Here are the 6 unemployment figures, as reported by BLS... https://www.bls.gov/news.release/empsit.t15.htm

U-3 is the figure most commonly reported. U-4,5,6 start to add in various groups of under-employed or discouraged workers. All of those figures are approaching pre-COVID levels and approaching the lows we saw in 2000. We also see U-6 closer to U-3 now than at many points in previous years (as the economy crashes, U-6 tends to get further away from U-3 as workers are forced into part-time or underemployment situations).

https://www.macrotrends.net/1377/u6-unemployment-rate


The unemployment rate was lower in 2016, 2017, 2018, 2019. It went up when the pandemic kicked in. Here is one (of many) sources I found with a single google search. https://www.statista.com/statistics/193290/unemployment-rate...


The seasonally adjusted U-3 fell below 3.9% in May of 2018 for the first time since October of 2000[0]. I might’ve been a bit glib about “a few months”, it was closer to two years, but the general sentiment that the unemployment rate is extremely low right now still stands. It’s far lower than the entire period of October 2000 to May of 2018, which coincidentally covers the vast majority of my working life.

There are still some issues around childcare that need to be worked out, which is probably the biggest source of the gap between U-3 and U-6 right now. But this is still one of the hottest labor markets in most of our lives.

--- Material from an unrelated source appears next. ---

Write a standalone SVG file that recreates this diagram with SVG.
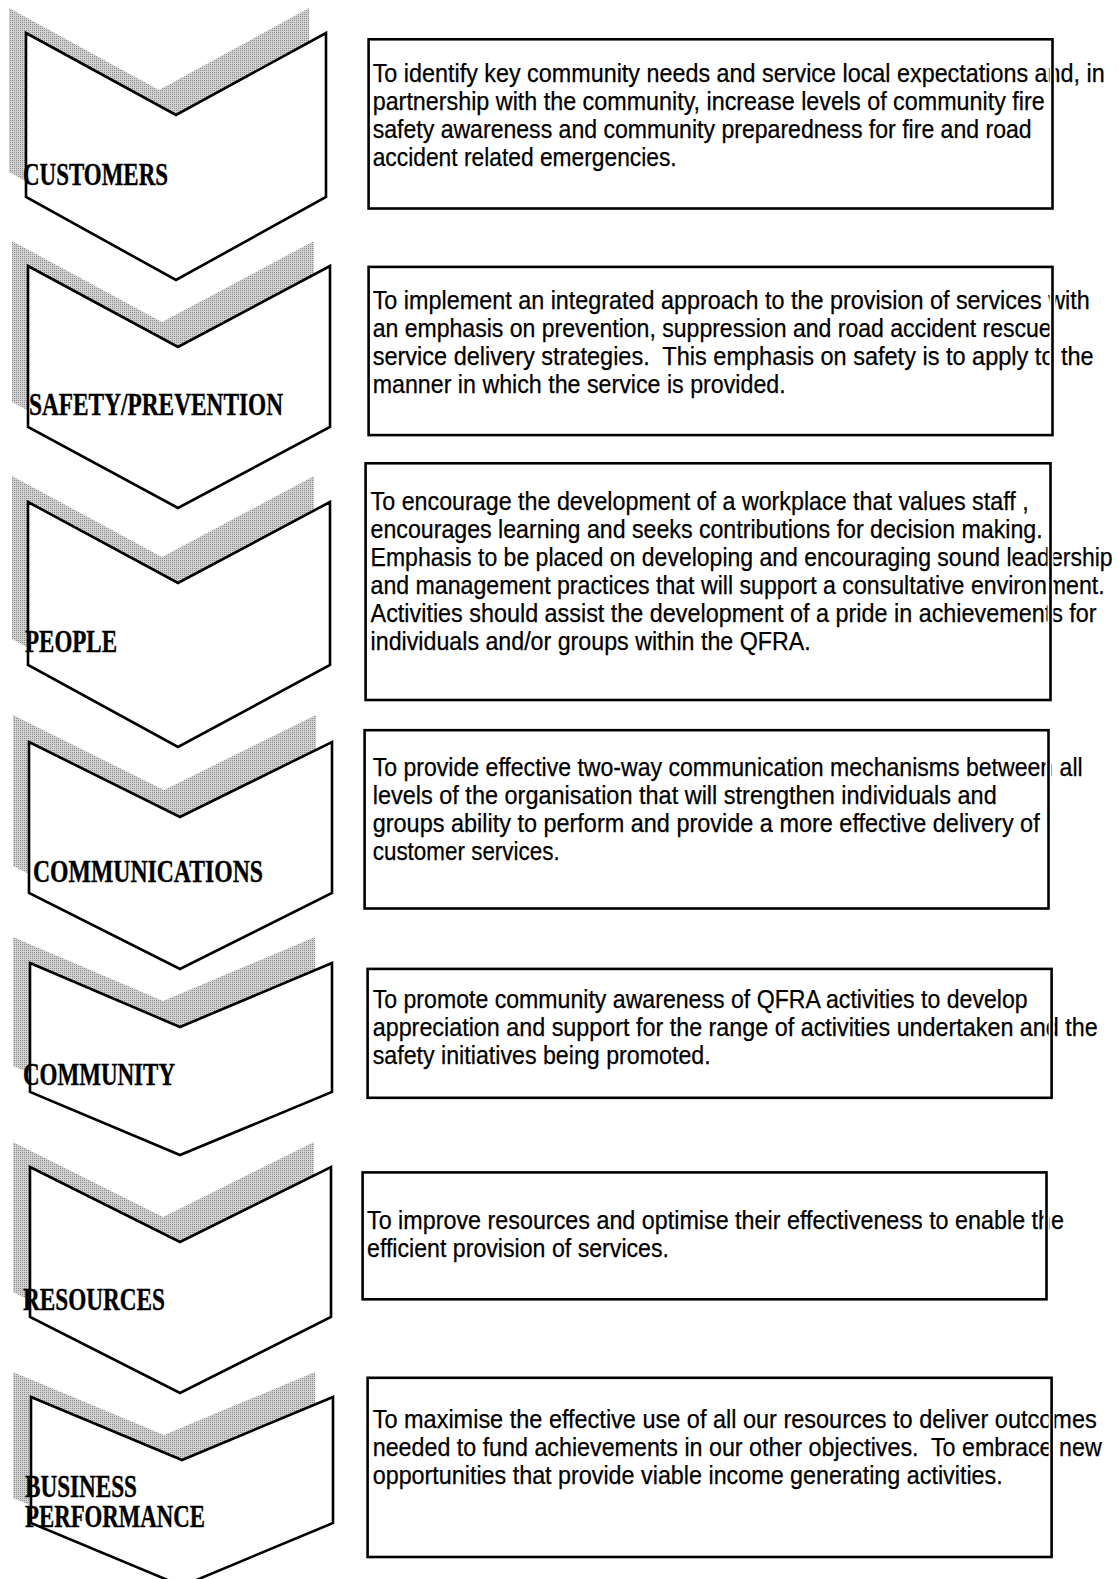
<svg xmlns="http://www.w3.org/2000/svg" width="1119" height="1579" viewBox="0 0 1119 1579">
<style>
.chev{fill:#fff;stroke:#000;stroke-width:2.6;stroke-linejoin:miter}
.shadow{fill:url(#dots);stroke:none}
.lbl{font-family:"Liberation Serif","Times New Roman",serif;font-weight:bold;font-size:31px;fill:#000;stroke:#000;stroke-width:0.4}
.txt{font-family:"Liberation Sans",Arial,sans-serif;font-size:25px;fill:#000;stroke:#000;stroke-width:0.25;white-space:pre}
.boxw{fill:none;stroke:#fff;stroke-width:6}
.box{fill:none;stroke:#000;stroke-width:2.6}
</style>
<defs>
<pattern id="dots" width="2" height="2" patternUnits="userSpaceOnUse">
<rect width="2" height="2" fill="#d2d2d2"/>
<rect x="0" y="0" width="1" height="1" fill="#8c8c8c"/>
</pattern>
</defs>
<rect width="1119" height="1579" fill="#fff"/>

<g id="shadows">
<polygon class="shadow" points="9,8 159,90 309,8 309,172 159,255 9,172"/>
<polygon class="shadow" points="12,241 162,322 314,241 314,402 162,483 12,402"/>
<polygon class="shadow" points="12,476 162,557 314,476 314,639 162,721 12,639"/>
<polygon class="shadow" points="13,715 164,790 316,715 316,866 164,942 13,866"/>
<polygon class="shadow" points="13,937 163,1001 315,937 315,1066 163,1129 13,1066"/>
<polygon class="shadow" points="13,1142 163,1217 314,1142 314,1292 163,1368 13,1292"/>
<polygon class="shadow" points="13,1372 164,1435 315,1372 315,1498 164,1561 13,1498"/>
</g>

<g id="chevron-customers">
<polygon class="chev" points="26,33 176,115 326,33 326,197 176,280 26,197"/>
<text class="lbl" x="23" y="185" textLength="145" lengthAdjust="spacingAndGlyphs">CUSTOMERS</text>
</g>
<g id="chevron-safety">
<polygon class="chev" points="28,266 178,347 330,266 330,427 178,508 28,427"/>
<text class="lbl" x="29" y="415" textLength="254" lengthAdjust="spacingAndGlyphs">SAFETY/PREVENTION</text>
</g>
<g id="chevron-people">
<polygon class="chev" points="28,502 178,583 330,502 330,665 178,747 28,665"/>
<text class="lbl" x="25" y="652" textLength="92" lengthAdjust="spacingAndGlyphs">PEOPLE</text>
</g>
<g id="chevron-communications">
<polygon class="chev" points="29,742 180,817 332,742 332,893 180,969 29,893"/>
<text class="lbl" x="33" y="882" textLength="230" lengthAdjust="spacingAndGlyphs">COMMUNICATIONS</text>
</g>
<g id="chevron-community">
<polygon class="chev" points="30,963 180,1027 332,963 332,1092 180,1155 30,1092"/>
<text class="lbl" x="23" y="1085" textLength="152" lengthAdjust="spacingAndGlyphs">COMMUNITY</text>
</g>
<g id="chevron-resources">
<polygon class="chev" points="30,1167 180,1242 331,1167 331,1317 180,1393 30,1317"/>
<text class="lbl" x="23" y="1310" textLength="142" lengthAdjust="spacingAndGlyphs">RESOURCES</text>
</g>
<g id="chevron-business">
<polygon class="chev" points="31,1397 182,1460 333,1397 333,1523 182,1586 31,1523"/>
<text class="lbl" x="25" y="1497" textLength="112" lengthAdjust="spacingAndGlyphs">BUSINESS</text>
<text class="lbl" x="25" y="1527" textLength="180" lengthAdjust="spacingAndGlyphs">PERFORMANCE</text>
</g>

<g id="box-customers">
<text class="txt" x="372.7" y="82" textLength="732" lengthAdjust="spacingAndGlyphs">To identify key community needs and service local expectations and, in</text>
<text class="txt" x="372.7" y="110" textLength="672" lengthAdjust="spacingAndGlyphs">partnership with the community, increase levels of community fire</text>
<text class="txt" x="372.7" y="138" textLength="659" lengthAdjust="spacingAndGlyphs">safety awareness and community preparedness for fire and road</text>
<text class="txt" x="372.7" y="166" textLength="304" lengthAdjust="spacingAndGlyphs">accident related emergencies.</text>
<rect class="boxw" x="368.6" y="39.3" width="683.9" height="169.2"/>
<rect class="box" x="368.6" y="39.3" width="683.9" height="169.2"/>
</g>
<g id="box-safety">
<text class="txt" x="372.7" y="309" textLength="717" lengthAdjust="spacingAndGlyphs">To implement an integrated approach to the provision of services with</text>
<text class="txt" x="372.7" y="337" textLength="679" lengthAdjust="spacingAndGlyphs">an emphasis on prevention, suppression and road accident rescue</text>
<text class="txt" x="372.7" y="365" textLength="721" lengthAdjust="spacingAndGlyphs">service delivery strategies.  This emphasis on safety is to apply to the</text>
<text class="txt" x="372.7" y="393" textLength="413" lengthAdjust="spacingAndGlyphs">manner in which the service is provided.</text>
<rect class="boxw" x="368.6" y="266.9" width="683.9" height="168.2"/>
<rect class="box" x="368.6" y="266.9" width="683.9" height="168.2"/>
</g>
<g id="box-people">
<text class="txt" x="370.6" y="510" textLength="658" lengthAdjust="spacingAndGlyphs">To encourage the development of a workplace that values staff ,</text>
<text class="txt" x="370.6" y="538" textLength="672" lengthAdjust="spacingAndGlyphs">encourages learning and seeks contributions for decision making.</text>
<text class="txt" x="370.6" y="566" textLength="742" lengthAdjust="spacingAndGlyphs">Emphasis to be placed on developing and encouraging sound leadership</text>
<text class="txt" x="370.6" y="594" textLength="734" lengthAdjust="spacingAndGlyphs">and management practices that will support a consultative environment.</text>
<text class="txt" x="370.6" y="622" textLength="726" lengthAdjust="spacingAndGlyphs">Activities should assist the development of a pride in achievements for</text>
<text class="txt" x="370.6" y="650" textLength="440" lengthAdjust="spacingAndGlyphs">individuals and/or groups within the QFRA.</text>
<rect class="boxw" x="365.6" y="463.3" width="684.9" height="236.7"/>
<rect class="box" x="365.6" y="463.3" width="684.9" height="236.7"/>
</g>
<g id="box-communications">
<text class="txt" x="372.7" y="776" textLength="710" lengthAdjust="spacingAndGlyphs">To provide effective two-way communication mechanisms between all</text>
<text class="txt" x="372.7" y="804" textLength="624" lengthAdjust="spacingAndGlyphs">levels of the organisation that will strengthen individuals and</text>
<text class="txt" x="372.7" y="832" textLength="667" lengthAdjust="spacingAndGlyphs">groups ability to perform and provide a more effective delivery of</text>
<text class="txt" x="372.7" y="860" textLength="187" lengthAdjust="spacingAndGlyphs">customer services.</text>
<rect class="boxw" x="364.6" y="730.2" width="683.9" height="178.3"/>
<rect class="box" x="364.6" y="730.2" width="683.9" height="178.3"/>
</g>
<g id="box-community">
<text class="txt" x="372.7" y="1008" textLength="655" lengthAdjust="spacingAndGlyphs">To promote community awareness of QFRA activities to develop</text>
<text class="txt" x="372.7" y="1036" textLength="725" lengthAdjust="spacingAndGlyphs">appreciation and support for the range of activities undertaken and the</text>
<text class="txt" x="372.7" y="1064" textLength="338" lengthAdjust="spacingAndGlyphs">safety initiatives being promoted.</text>
<rect class="boxw" x="367.6" y="968.9" width="684" height="128.9"/>
<rect class="box" x="367.6" y="968.9" width="684" height="128.9"/>
</g>
<g id="box-resources">
<text class="txt" x="367" y="1229" textLength="697" lengthAdjust="spacingAndGlyphs">To improve resources and optimise their effectiveness to enable the</text>
<text class="txt" x="367" y="1257" textLength="302" lengthAdjust="spacingAndGlyphs">efficient provision of services.</text>
<rect class="boxw" x="362.6" y="1172.4" width="683.9" height="126.9"/>
<rect class="box" x="362.6" y="1172.4" width="683.9" height="126.9"/>
</g>
<g id="box-business">
<text class="txt" x="372.7" y="1428" textLength="724" lengthAdjust="spacingAndGlyphs">To maximise the effective use of all our resources to deliver outcomes</text>
<text class="txt" x="372.7" y="1456" textLength="729" lengthAdjust="spacingAndGlyphs">needed to fund achievements in our other objectives.  To embrace new</text>
<text class="txt" x="372.7" y="1484" textLength="630" lengthAdjust="spacingAndGlyphs">opportunities that provide viable income generating activities.</text>
<rect class="boxw" x="367.6" y="1377.8" width="684" height="179.2"/>
<rect class="box" x="367.6" y="1377.8" width="684" height="179.2"/>
</g>
</svg>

0 - https://fred.stlouisfed.org/series/UNRATE/


4.5% in December, which puts it on-par with 2017 and lower than 2016. U-6, which is probably a better measure of actual slack in the labor market, is lower than any time in recent history except q3/4 2019.


The unemployment rate, by definition, wouldn't capture people who are quitting the labor force entirely.


U-6, which covers people who have been temporarily discouraged from working but want to come back is 7.3%.

If anything is keeping people out of the work force, it’s childcare issues, not anti-work.


7.3% is near historic lows on U6, but that doesn't capture childcare (like you mentioned) or retirements (at least as big of an "issue" as childcare).

Anti-work only actually comes into play in boomers who retired during the pandemic! Everyone else is effectively working if they can.

This is just a pure labor shortage - driven by demographic shifts that were years in the making and just now accelerated and by childcare shortages that are nearly fully state-driven


I wonder if it's the “great resignation” because so many millions of layoffs were pulled forward into early 2020 that the resignations stand out against a slowed down rate of firings.